Let Ans be an answer to a query Q, \(R(r)\in Ans\), and \((A:v)\in r\), where \(v\in \mathsf {Var}_\mathsf{{V}}\) and A is an attribute of R. Then we call v a missing value of A in Ans.

For example, \(V_1\) is a missing value of Year in \(Ans_4(DB_3)\), however, \(X_1\) in this answer is not a missing value since \(X_1\) is in \(\mathsf {Var}_\mathsf{{Id}}\) – not in \(\mathsf {Var}_\mathsf{{V}}\).

Theorem 1

Let v be a missing value of A in Ans, where \((A:v)\in r\) and \(R(r)\in Ans\). The necessary condition for discovering the value of v in a DB with a schema \((\mathbf{R},\mathbf{IC})\):

  • there is \(A'\in att(R)\) such that \(A'\rightarrow A\in \mathbf{IC}\), and

  • there is \(q\in Q\) such that: \(R=R_q\), \(A_q\in att(R)\), \(contains(A_q,q)\) occurs in trc(Q), and \(A'\rightarrow A_q\notin \mathbf{IC}\).

Then we say that the missing value of v can be discovered by means of the constraint (functional dependency) \(A'\rightarrow A\).

For example, \(Brody\in Q\), and \(contains(Name,``Brody'')\) occurs in trc(Q). Moreover, \(FilmId\rightarrow Year\in \mathbf{IC}\) and \(FilmId\rightarrow Name\notin \mathbf{IC}\). Thus, we see that the promise of Theorem 1 is satisfied for discovering the missing value of \(V_1\) in \(Ans_4(DB_3)\) by means of the constraint \(FilmId\rightarrow Year\) (referring to \(DB_3\)).

Proof

(of Theorem 1) Assume that the promise of the theorem is satisfied. Let \((A:v)\in r\), where: \(R(r)\in Ans\), \(R\in \mathbf{R}\). Additionally, let us assume that \((A':c_1)\in r\) and there is a tuple \(r'\) of type att(R), such that:

  • \(R(r')\in DB\),

  • \((A':c_1)\in r'\),

  • \((A:c_2)\in r'\),

  • \((A_q:c_3)\in r'\),

  • \(contains(A_q:q)\) is false in \(r'\).

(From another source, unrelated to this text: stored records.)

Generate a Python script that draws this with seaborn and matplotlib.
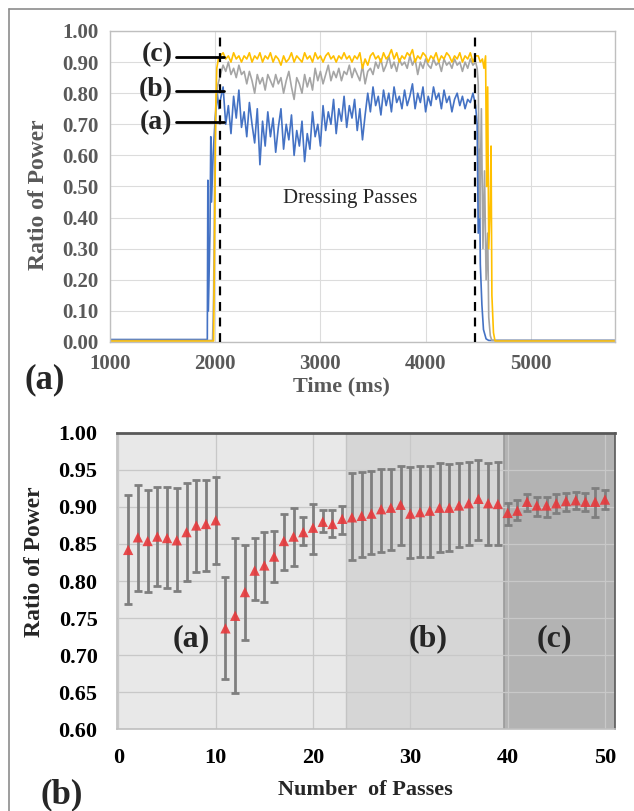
import numpy as np
import pandas as pd
import matplotlib
matplotlib.use("Agg")
import matplotlib.pyplot as plt
import seaborn as sns
from matplotlib.lines import Line2D

sns.set_theme(style="white")
plt.rcParams['font.family'] = ['Liberation Serif', 'DejaVu Serif']

# ---- panel (a): power ratio over time, three passes ----
plateau_t = list(range(2050, 4476, 25))

blue_rise_t = [1000, 1925, 1930, 1935, 1950, 1958, 1965, 1980, 2000, 2020, 2035]
blue_rise = [0.008, 0.008, 0.52, 0.10, 0.35, 0.66, 0.45, 0.60, 0.72, 0.80, 0.75]
blue_plateau = [
    0.78, 0.82, 0.70, 0.76, 0.67, 0.79, 0.72, 0.81, 0.69, 0.74,
    0.66, 0.77, 0.70, 0.64, 0.75, 0.57, 0.71, 0.63, 0.74, 0.66,
    0.72, 0.61, 0.69, 0.75, 0.62, 0.70, 0.65, 0.73, 0.60, 0.68,
    0.63, 0.71, 0.58, 0.67, 0.62, 0.74, 0.66, 0.70, 0.63, 0.76,
    0.68, 0.74, 0.70, 0.78, 0.67, 0.75, 0.71, 0.79, 0.69, 0.76,
    0.72, 0.78, 0.68, 0.75, 0.65, 0.73, 0.80, 0.74, 0.82, 0.76,
    0.79, 0.73, 0.81, 0.76, 0.80, 0.74, 0.82, 0.77, 0.79, 0.75,
    0.81, 0.76, 0.79, 0.83, 0.75, 0.80, 0.77, 0.82, 0.74, 0.79,
    0.76, 0.82, 0.78, 0.80, 0.75, 0.81, 0.77, 0.79, 0.74, 0.78,
    0.80, 0.76, 0.79, 0.75, 0.78, 0.77, 0.80, 0.76]
blue_drop_t = [4490, 4500, 4510, 4520, 4535, 4550, 4575, 4600, 5800]
blue_drop = [0.70, 0.35, 0.62, 0.25, 0.12, 0.04, 0.01, 0.005, 0.005]

gray_rise_t = [1000, 1975, 1985, 1995, 2005, 2020, 2035]
gray_rise = [0.005, 0.005, 0.15, 0.55, 0.75, 0.82, 0.84]
gray_plateau = [
    0.86, 0.89, 0.87, 0.90, 0.86, 0.88, 0.85, 0.89, 0.86, 0.87,
    0.83, 0.87, 0.84, 0.80, 0.86, 0.83, 0.85, 0.81, 0.86, 0.84,
    0.82, 0.86, 0.83, 0.85, 0.80, 0.84, 0.87, 0.82, 0.78, 0.85,
    0.83, 0.80, 0.86, 0.82, 0.85, 0.81, 0.88, 0.84, 0.87, 0.83,
    0.86, 0.89, 0.84, 0.87, 0.85, 0.88, 0.84, 0.87, 0.86, 0.89,
    0.85, 0.88, 0.86, 0.84, 0.89, 0.83, 0.87, 0.88, 0.86, 0.90,
    0.88, 0.91, 0.87, 0.89, 0.92, 0.88, 0.90, 0.87, 0.91, 0.89,
    0.90, 0.88, 0.92, 0.89, 0.91, 0.86, 0.90, 0.88, 0.91, 0.89,
    0.88, 0.91, 0.89, 0.90, 0.87, 0.91, 0.89, 0.90, 0.88, 0.91,
    0.89, 0.90, 0.87, 0.90, 0.88, 0.91, 0.89, 0.90]
gray_drop_t = [4490, 4500, 4515, 4530, 4545, 4560, 4575, 4590, 4600, 4615, 4630, 5800]
gray_drop = [0.88, 0.83, 0.40, 0.75, 0.30, 0.55, 0.20, 0.35, 0.08, 0.02, 0.005, 0.005]

gold_rise_t = [1000, 1985, 1995, 2005, 2015, 2030]
gold_rise = [0.003, 0.003, 0.35, 0.75, 0.88, 0.91]
gold_plateau = [
    0.92, 0.93, 0.91, 0.92, 0.90, 0.93, 0.91, 0.92, 0.90, 0.92,
    0.91, 0.93, 0.90, 0.92, 0.91, 0.93, 0.90, 0.92, 0.91, 0.93,
    0.90, 0.92, 0.91, 0.89, 0.92, 0.90, 0.91, 0.93, 0.90, 0.92,
    0.91, 0.90, 0.93, 0.91, 0.92, 0.90, 0.93, 0.91, 0.92, 0.90,
    0.92, 0.93, 0.91, 0.92, 0.90, 0.92, 0.91, 0.93, 0.91, 0.92,
    0.90, 0.92, 0.91, 0.93, 0.88, 0.91, 0.89, 0.92, 0.93, 0.91,
    0.92, 0.90, 0.93, 0.91, 0.92, 0.94, 0.91, 0.93, 0.90, 0.92,
    0.91, 0.93, 0.92, 0.94, 0.90, 0.92, 0.91, 0.93, 0.92, 0.90,
    0.92, 0.91, 0.93, 0.90, 0.92, 0.91, 0.93, 0.92, 0.90, 0.92,
    0.91, 0.93, 0.90, 0.92, 0.91, 0.93, 0.90, 0.92]
gold_drop_t = [4500, 4520, 4540, 4555, 4570, 4580, 4590, 4600, 4615, 4622, 4630, 4645, 4660, 5800]
gold_drop = [0.92, 0.90, 0.91, 0.88, 0.92, 0.50, 0.82, 0.30, 0.45, 0.63, 0.15, 0.03, 0.003, 0.003]

# ---- panel (b): mean ratio of power per pass ----
passes = list(range(1, 51))
ratio_mean = [0.842, 0.859, 0.854, 0.860, 0.858, 0.855, 0.866, 0.875, 0.877, 0.882,
              0.736, 0.753, 0.785, 0.814, 0.821, 0.833, 0.854, 0.860, 0.866, 0.872,
              0.880, 0.877, 0.884, 0.886, 0.888, 0.891, 0.897, 0.899, 0.903, 0.891,
              0.893, 0.895, 0.899, 0.899, 0.902, 0.905, 0.911, 0.905, 0.904, 0.892,
              0.895, 0.907, 0.902, 0.902, 0.905, 0.908, 0.909, 0.907, 0.907, 0.910]
ratio_hi = [0.916, 0.930, 0.923, 0.927, 0.927, 0.926, 0.932, 0.937, 0.937, 0.941,
            0.806, 0.858, 0.849, 0.858, 0.866, 0.867, 0.891, 0.899, 0.887, 0.904,
            0.896, 0.896, 0.902, 0.946, 0.947, 0.948, 0.952, 0.952, 0.956, 0.954,
            0.956, 0.956, 0.959, 0.958, 0.959, 0.961, 0.963, 0.959, 0.961, 0.905,
            0.910, 0.918, 0.914, 0.914, 0.917, 0.919, 0.920, 0.919, 0.926, 0.923]
ratio_lo = [0.769, 0.787, 0.785, 0.793, 0.791, 0.786, 0.800, 0.812, 0.814, 0.823,
            0.667, 0.649, 0.720, 0.775, 0.772, 0.799, 0.815, 0.820, 0.849, 0.837,
            0.866, 0.859, 0.863, 0.828, 0.832, 0.836, 0.839, 0.842, 0.849, 0.831,
            0.833, 0.833, 0.839, 0.841, 0.846, 0.849, 0.856, 0.849, 0.848, 0.876,
            0.882, 0.894, 0.888, 0.887, 0.892, 0.894, 0.897, 0.894, 0.887, 0.897]
zones = [(-0.15, 23.4, '#e8e8e8'), (23.4, 39.6, '#d6d6d6'), (39.6, 51, '#b3b3b3')]

fig = plt.figure(figsize=(6.34, 8.11), dpi=100)

tick_font = dict(family='Liberation Serif', weight='bold')

# top panel
ax1 = fig.add_axes([0.1735, 0.5783, 0.7965, 0.3835])
series = [
    (blue_rise_t + plateau_t + blue_drop_t, blue_rise + blue_plateau + blue_drop, '#4472c4'),
    (gray_rise_t + plateau_t + gray_drop_t, gray_rise + gray_plateau + gray_drop, '#a5a5a5'),
    (gold_rise_t + plateau_t + gold_drop_t, gold_rise + gold_plateau + gold_drop, '#ffc000'),
]
for t, v, c in series:
    df = pd.DataFrame({'t': t, 'v': v})
    sns.lineplot(data=df, x='t', y='v', ax=ax1, color=c, linewidth=1.2,
                 estimator=None, sort=False)

for xv in (2050, 4470):
    ax1.axvline(xv, color='black', linestyle=(0, (4, 3)), linewidth=1.6, zorder=5)

ax1.set_xlim(1000, 5800)
ax1.set_ylim(0, 1.0)
ax1.set_xticks([1000, 2000, 3000, 4000, 5000])
ax1.set_yticks(np.arange(0, 1.01, 0.1))
ax1.set_yticklabels([f'{y:.2f}' for y in np.arange(0, 1.01, 0.1)])
ax1.grid(True, color='#dcdcdc', linewidth=0.8)
ax1.set_axisbelow(True)
for s in ax1.spines.values():
    s.set_color('#bfbfbf')
    s.set_linewidth(1.0)
ax1.tick_params(length=0, labelsize=15, labelcolor='#595959')
ax1.tick_params(axis='y', pad=8)
ax1.tick_params(axis='x', pad=9)
for lab in ax1.get_xticklabels() + ax1.get_yticklabels():
    lab.set_fontweight('bold')
ax1.set_xlabel('')
ax1.set_ylabel('')

ax1.text(3285, 0.46, 'Dressing Passes', fontsize=15, ha='center', va='center')
for lab, ty, ly in [('(c)', 0.925, 0.916), ('(b)', 0.81, 0.807), ('(a)', 0.705, 0.707)]:
    ax1.text(1595, ty, lab, fontsize=20, fontweight='bold', ha='right', va='center')
    ax1.plot([1630, 2085], [ly, ly], color='black', linewidth=2, zorder=6)

# bottom panel
ax2 = fig.add_axes([0.1845, 0.1011, 0.785, 0.365])
for x0, x1, c in zones:
    ax2.axvspan(x0, x1, color=c, zorder=0, linewidth=0)
ax2.axvline(23.4, color='#c4c4c4', linewidth=1.0, zorder=0.5)
ax2.axvline(39.6, color='#9a9a9a', linewidth=1.2, zorder=0.5)

lo_err = [m - l for m, l in zip(ratio_mean, ratio_lo)]
hi_err = [h - m for m, h in zip(ratio_mean, ratio_hi)]
ax2.errorbar(passes, ratio_mean, yerr=[lo_err, hi_err], fmt='none',
             ecolor='#7f7f7f', elinewidth=2.0, capsize=3.2, capthick=2.0, zorder=3)
sns.scatterplot(x=passes, y=ratio_mean, ax=ax2, marker='^', s=55,
                color='#e8393c', edgecolor='none', alpha=0.9, zorder=4)

ax2.set_xlim(-0.15, 51)
ax2.set_ylim(0.6, 1.0)
ax2.set_xticks([0, 10, 20, 30, 40, 50])
yt = np.arange(0.60, 1.001, 0.05)
ax2.set_yticks(yt)
ax2.set_yticklabels([f'{y:.2f}' for y in yt])
ax2.grid(True, color='#c8c8c8', linewidth=0.9, zorder=1)
ax2.set_axisbelow(True)
for s in ax2.spines.values():
    s.set_color('#bfbfbf')
    s.set_linewidth(1.2)
ax2.spines['top'].set_color('#595959')
ax2.spines['top'].set_linewidth(2)
ax2.spines['right'].set_color('#595959')
ax2.tick_params(length=0, labelsize=16, labelcolor='black')
ax2.tick_params(axis='y', pad=14)
ax2.tick_params(axis='x', pad=14)
for lab in ax2.get_xticklabels() + ax2.get_yticklabels():
    lab.set_fontweight('bold')
ax2.set_xlabel('')
ax2.set_ylabel('')
for lab, xx in [('(a)', 7.45), ('(b)', 31.8), ('(c)', 44.8)]:
    ax2.text(xx, 0.722, lab, fontsize=23, fontweight='bold', ha='center', va='center')

# axis titles and panel letters
fig.text(0.0615, 0.7596, 'Ratio of Power', rotation=90, fontsize=17, fontweight='bold',
         color='#595959', ha='center', va='center')
fig.text(0.538, 0.523, 'Time (ms)', fontsize=16, fontweight='bold',
         color='#595959', ha='center', va='center')
fig.text(0.0552, 0.307, 'Ratio of Power', rotation=90, fontsize=17, fontweight='bold',
         ha='center', va='center')
fig.text(0.577, 0.026, 'Number  of Passes', fontsize=16, fontweight='bold',
         ha='center', va='center')
fig.text(0.071, 0.5314, '(a)', fontsize=25, fontweight='bold', ha='center', va='center')
fig.text(0.098, 0.0197, '(b)', fontsize=25, fontweight='bold', ha='center', va='center')

# outer frame (top and left edges only)
fig.add_artist(Line2D([9 / 634, 1.0], [1 - 9 / 811, 1 - 9 / 811], color='#8c8c8c', linewidth=1.2))
fig.add_artist(Line2D([9 / 634, 9 / 634], [0.0, 1 - 9 / 811], color='#8c8c8c', linewidth=1.2))

fig.savefig('out.png', dpi=100)
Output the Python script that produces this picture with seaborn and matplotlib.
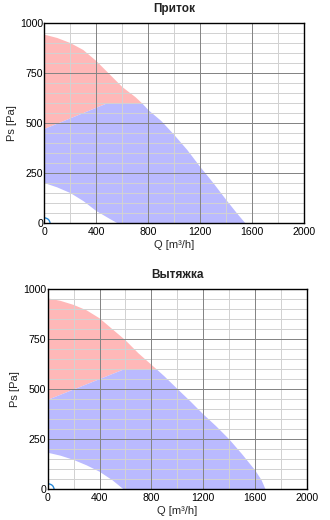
import numpy as np
import matplotlib
matplotlib.use("Agg")
import matplotlib.pyplot as plt
import seaborn as sns

# Supply fan ("Приток") operating field
supply_upper_q = [0, 100, 200, 300, 400, 500, 600, 700, 750, 800, 900, 1000, 1100, 1200, 1300, 1400, 1480, 1545]
supply_upper_ps = [942, 925, 900, 865, 810, 745, 680, 630, 600, 565, 510, 440, 365, 280, 200, 115, 50, 0]
supply_limit_q = [0, 490, 750]
supply_limit_ps = [470, 600, 600]
supply_lower_q = [0, 100, 200, 300, 400, 500, 560]
supply_lower_ps = [200, 178, 150, 110, 60, 22, 0]

# Exhaust fan ("Вытяжка") operating field
exhaust_upper_q = [0, 100, 200, 300, 400, 500, 600, 700, 840, 900, 1000, 1100, 1200, 1300, 1400, 1500, 1600, 1650, 1680]
exhaust_upper_ps = [955, 942, 922, 895, 855, 800, 745, 680, 600, 565, 502, 440, 375, 315, 250, 175, 95, 45, 0]
exhaust_limit_q = [0, 590, 840]
exhaust_limit_ps = [447, 600, 600]
exhaust_lower_q = [0, 100, 200, 300, 400, 500, 585]
exhaust_lower_ps = [183, 168, 147, 120, 88, 45, 0]

titles = ["Приток", "Вытяжка"]
x_ticks = [0, 400, 800, 1200, 1600, 2000]
y_ticks = [0, 250, 500, 750, 1000]
x_minor = np.arange(0, 2001, 200)
y_minor = np.arange(0, 1001, 50)

RED = "#ffb8b8"
BLUE = "#babaff"

sns.set_style("white")
plt.rcParams["font.family"] = ["Liberation Sans", "DejaVu Sans"]

fig = plt.figure(figsize=(3.3, 5.2), dpi=100)
axes = [
    fig.add_axes([44.3 / 330, 297 / 520, 260 / 330, 200 / 520]),
    fig.add_axes([47.7 / 330, 30.7 / 520, 259.3 / 330, 200 / 520]),
]

datasets = [
    (supply_upper_q, supply_upper_ps, supply_limit_q, supply_limit_ps, supply_lower_q, supply_lower_ps),
    (exhaust_upper_q, exhaust_upper_ps, exhaust_limit_q, exhaust_limit_ps, exhaust_lower_q, exhaust_lower_ps),
]

PX = 72 / 100  # one pixel in points


def grid_lines(ax, xs, ys, color, z):
    v = ax.vlines(xs, 0, 1000, colors=color, lw=PX, zorder=z)
    h = ax.hlines(ys, 0, 2000, colors=color, lw=PX, zorder=z)
    for coll in (v, h):
        coll.set_snap(True)
        coll.set_antialiased(False)


for ax, title, (uq, ups, lq, lps, wq, wps) in zip(axes, titles, datasets):
    uq = np.array(uq); ups = np.array(ups)
    kink = lq[-1]
    left = uq <= kink
    right = uq >= kink

    # red zone: above the pressure limit line, below the fan curve
    red_x = list(uq[left]) + lq[::-1]
    red_y = list(ups[left]) + lps[::-1]
    ax.fill(red_x, red_y, color=RED, lw=0, zorder=2)

    # blue zone: below the limit line / fan curve, above the minimum curve
    blue_x = lq + list(uq[right]) + wq[::-1]
    blue_y = lps + list(ups[right]) + wps[::-1]
    ax.fill(blue_x, blue_y, color=BLUE, lw=0, zorder=2)

    sns.lineplot(x=uq, y=ups, ax=ax, color=RED, lw=0.0, zorder=2)

    # light minor grid first, darker major grid on top of it
    grid_lines(ax, x_minor, y_minor, "#d2d2d2", 3)
    grid_lines(ax, x_ticks, y_ticks, "#858585", 3.5)

    ax.plot([0], [0], "o", mfc="none", mec="#2a8ad8", ms=8, mew=1.0, zorder=4, clip_on=True)

    ax.set_xlim(0, 2000)
    ax.set_ylim(0, 1000)
    ax.set_xticks(x_ticks)
    ax.set_yticks(y_ticks)
    ax.set_xticklabels([str(v) for v in x_ticks])
    ax.set_yticklabels([str(v) for v in y_ticks])
    ax.grid(False)
    ax.tick_params(which="both", length=0, labelsize=7.6, colors="black")
    ax.tick_params(axis="x", pad=3)
    ax.tick_params(axis="y", pad=1)
    for s in ax.spines.values():
        s.set_color("black")
        s.set_linewidth(1.0)
        s.set_zorder(5)
    ax.set_xlabel("Q [m³/h]", fontsize=8, labelpad=2)
    ax.set_ylabel("Ps [Pa]", fontsize=8, labelpad=2)
    ax.set_title(title, fontsize=8.5, fontweight="bold", color="#222222", pad=8)

fig.savefig("out.png", dpi=100)
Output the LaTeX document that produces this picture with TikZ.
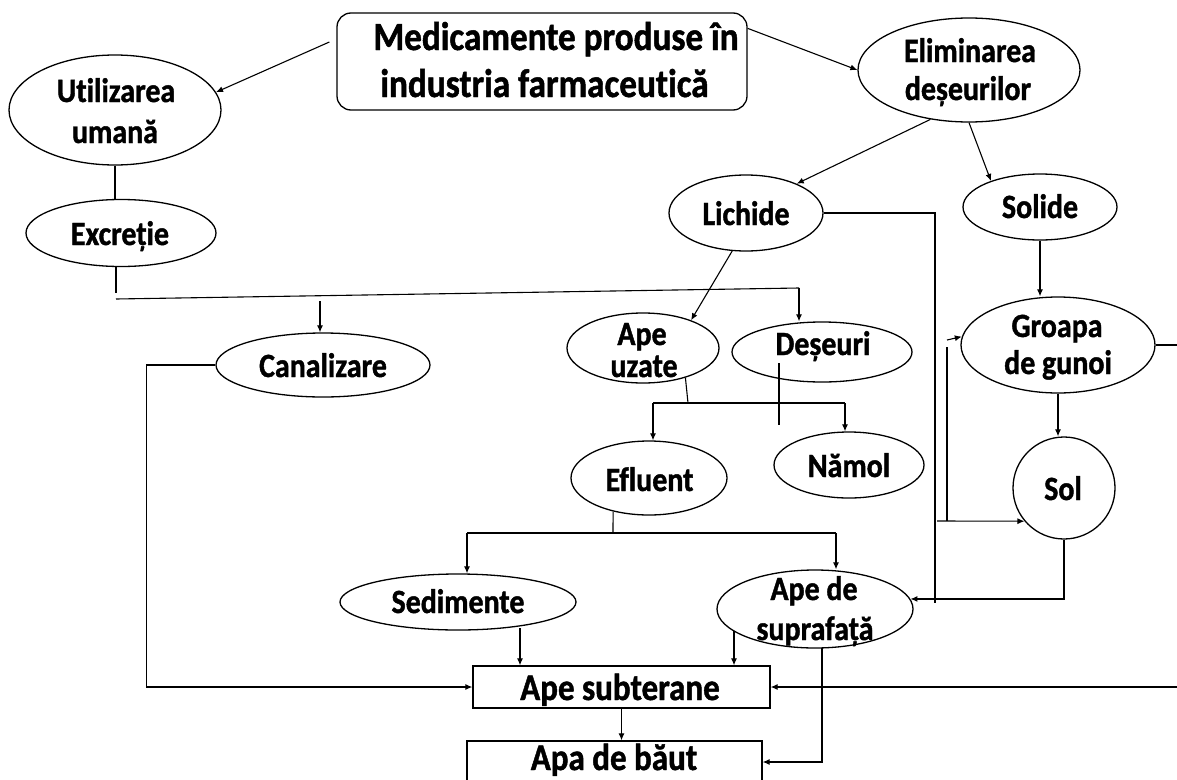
\documentclass[tikz,border=0pt]{standalone}
\usepackage{fontspec}
\setmainfont{Carlito}[Ligatures=NoCommon, FakeStretch=0.88, BoldFeatures={FakeBold=1.2}]
\usetikzlibrary{arrows.meta,calc,shapes.geometric}
\begin{document}
\begin{tikzpicture}[x=1pt,y=-1pt,
  ell/.style={draw, ellipse, line width=1.3pt, inner sep=0pt},
  box/.style={draw, line width=1.3pt, inner sep=0pt},
  lbl/.style={anchor=base, inner sep=0pt, font=\bfseries\fontsize{34}{40}\selectfont},
  big/.style={anchor=base, inner sep=0pt, font=\bfseries\fontsize{40}{46}\selectfont},
  boxlbl/.style={anchor=base, inner sep=0pt, font=\bfseries\fontsize{37.5}{44}\selectfont},
  con/.style={line width=1.1pt},
  arr/.style={con, -{Latex[length=7pt,width=6pt]}},
]
\useasboundingbox (0,0) rectangle (1177,779);
\fill[white] (0,0) rectangle (1177,779);

% ---------- nodes ----------
\node[box, rounded corners=14pt, minimum width=410pt, minimum height=97pt] (med) at (542,61.5) {};
\node[big] (medt1) at (556,50) {Medicamente produse în};
\node[big] (medt2) at (544.5,97) {industria farmaceutică};

\node[ell, minimum width=212pt, minimum height=110pt] (util) at (115,110) {};
\node[lbl] (utilt1) at (116,102) {Utilizarea};
\node[lbl] (utilt2) at (115,143) {umană};

\node[ell, minimum width=190pt, minimum height=67pt] (excr) at (121,233) {};
\node[lbl] (excrt) at (120,245) {Excreție};

\node[ell, minimum width=222pt, minimum height=104pt] (elim) at (969,70) {};
\node[lbl] (elimt1) at (970,62) {Eliminarea};
\node[lbl] (elimt2) at (968,100) {deșeurilor};

\node[ell, minimum width=154pt, minimum height=76pt] (lich) at (746,213) {};
\node[lbl] (licht) at (746,225) {Lichide};

\node[ell, minimum width=154pt, minimum height=66pt] (solide) at (1040,207) {};
\node[lbl] (solidet) at (1040,218) {Solide};

\node[ell, minimum width=214pt, minimum height=64pt] (canal) at (323,365) {};
\node[lbl] (canalt) at (323,377) {Canalizare};

\node[ell, minimum width=152pt, minimum height=70pt] (apeuz) at (643,348) {};
\node[lbl] (apeuzt1) at (642,345) {Ape};
\node[lbl] (apeuzt2) at (644,377) {uzate};

\node[ell, minimum width=180pt, minimum height=60pt] (deseuri) at (822,352) {};
\node[lbl] (deseurit) at (823,355) {Deșeuri};

\node[ell, minimum width=194pt, minimum height=96pt] (groapa) at (1058,345) {};
\node[lbl] (groapat1) at (1057,337) {Groapa};
\node[lbl] (groapat2) at (1058,374) {de gunoi};

\node[ell, minimum width=150pt, minimum height=66pt] (namol) at (849,465) {};
\node[lbl] (namolt) at (849,477) {Nămol};

\node[ell, minimum width=156pt, minimum height=74pt] (efluent) at (649,478) {};
\node[lbl] (efluentt) at (649.5,491) {Efluent};

\node[draw, circle, line width=1.3pt, minimum size=102pt, inner sep=0pt] (sol) at (1064,488) {};
\node[lbl] (solt) at (1063,500) {Sol};

\node[ell, minimum width=236pt, minimum height=56pt] (sed) at (458,602) {};
\node[lbl] (sedt) at (458,613) {Sedimente};

\node[ell, minimum width=196pt, minimum height=78pt] (apesup) at (815,609) {};
\node[lbl] (apesupt1) at (814,600) {Ape de};
\node[lbl] (apesupt2) at (815,640) {suprafață};

\node[box, minimum width=297pt, minimum height=42pt] (subt) at (621.5,687) {};
\node[boxlbl] (subtt) at (620,700) {Ape subterane};

\node[box, minimum width=295pt, minimum height=42pt] (baut) at (614.5,762) {};
\node[boxlbl] (bautt) at (614,770) {Apa de băut};

% ---------- coordinates ----------
\coordinate (j0) at (116,293);
\coordinate (j1) at (116,299);
\coordinate (j2) at (799,288);
\coordinate (j3) at (320,301);
\coordinate (l1) at (935,603);
\coordinate (g0) at (947,340);
\coordinate (g1) at (947,347);
\coordinate (g2) at (947,521);
\coordinate (s1) at (937,521);
\coordinate (gr) at (1185,345);
\coordinate (rt) at (1185,687);
\coordinate (u1) at (688,403);
\coordinate (u2) at (653,403);
\coordinate (u3) at (845,403);
\coordinate (d1) at (779,363);
\coordinate (d2) at (779,425);
\coordinate (e0) at (613,533);
\coordinate (e1) at (467,533);
\coordinate (e2) at (836,533);
\coordinate (p1) at (520,628);
\coordinate (q1) at (734,631);
\coordinate (r1) at (822,648);

% ---------- connectors ----------
\draw[arr] ($(med.west)+(-7,-19.5)$) -- (util.10);
\draw[arr] ($(med.north east)+(0,16)$) -- (elim.west);
\draw[arr] (elim.-128) -- (lich.30);
\draw[arr] (elim.south) -- (solide.152);
\draw[arr] (lich.-110) -- (apeuz.30);

\draw[con] (util.south) -- (util.south |- excr.north);
\draw[con] (excr.south -| j0) -- (j0);
\draw[con] (j1) -- (j2);
\draw[arr] (j2) -- (j2 |- deseuri.north);
\draw[arr] (j3) -- (j3 |- canal.north);
\draw[arr] (canal.west) -- ++(-69,0) |- (subt.west);

\draw[con] (lich.east) -| (l1);
\draw[arr] (g0) -- (groapa.175);
\draw[con] (g1) -- (g2);
\draw[arr] (s1) -- (sol.-140);
\draw[arr] (sol.south) |- (apesup.6);
\draw[arr] (solide.south) -- (solide.south |- groapa.north);
\draw[arr] (groapa.south) -- (groapa.south |- sol.north);
\draw[con] (groapa.east) -- (gr);
\draw[arr] (rt) -- (subt.east);

\draw[con] (apeuz.-35) -- (u1);
\draw[con] (u2) -- (u3);
\draw[arr] (u2) -- (u2 |- efluent.north);
\draw[arr] (u3) -- (u3 |- namol.north);
\draw[con] (d1) -- (d2);

\draw[con] (efluent.-137) -- (e0);
\draw[con] (e1) -- (e2);
\draw[arr] (e1) -- (e1 |- sed.north);
\draw[arr] (e2) -- (e2 |- apesup.north);

\draw[arr] (p1) -- (p1 |- subt.north);
\draw[arr] (q1) -- (q1 |- subt.north);
\draw[arr] (r1) |- (baut.east);
\draw[arr] (subt.south) -- (subt.south |- baut.north);
\end{tikzpicture}
\end{document}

By the assumption \(A'\rightarrow A\in \mathbf{IC}\), so it follows from the corresponding EGD:

$$r.A'=r'.A'\Rightarrow r.A=r'.A,$$

that \(v=c_2\). Moreover, since \(contains(A_q:q)\) is false in \(r'\), the above substitution cannot be inferred by means of the partial merge. \(\square \)

6 Conclusions

We discussed the problem of answering keyword queries issued against a P2P-connected relational databases. In such a system, there are many autonomous peers (agents), which collaborates in the process of producing answers to queries. The system is flexible and peers can enter and leave the system dynamically. A query posed to a peer is propagated to its partners along semantic paths defined by mappings, those partners propagate the query to their partners, etc. Answers to the query flow back in the opposite directions. The target peer merge the answers producing the expected answer. We focused on translating and propagating keyword queries, as well as on the way of merging partial answers by a peer. The proper decision significantly influence both the quality of the answer as well as efficiency of processing. The discussed strategy was inspired by the SixP2P system originally designed for integrating XML data [5, 12].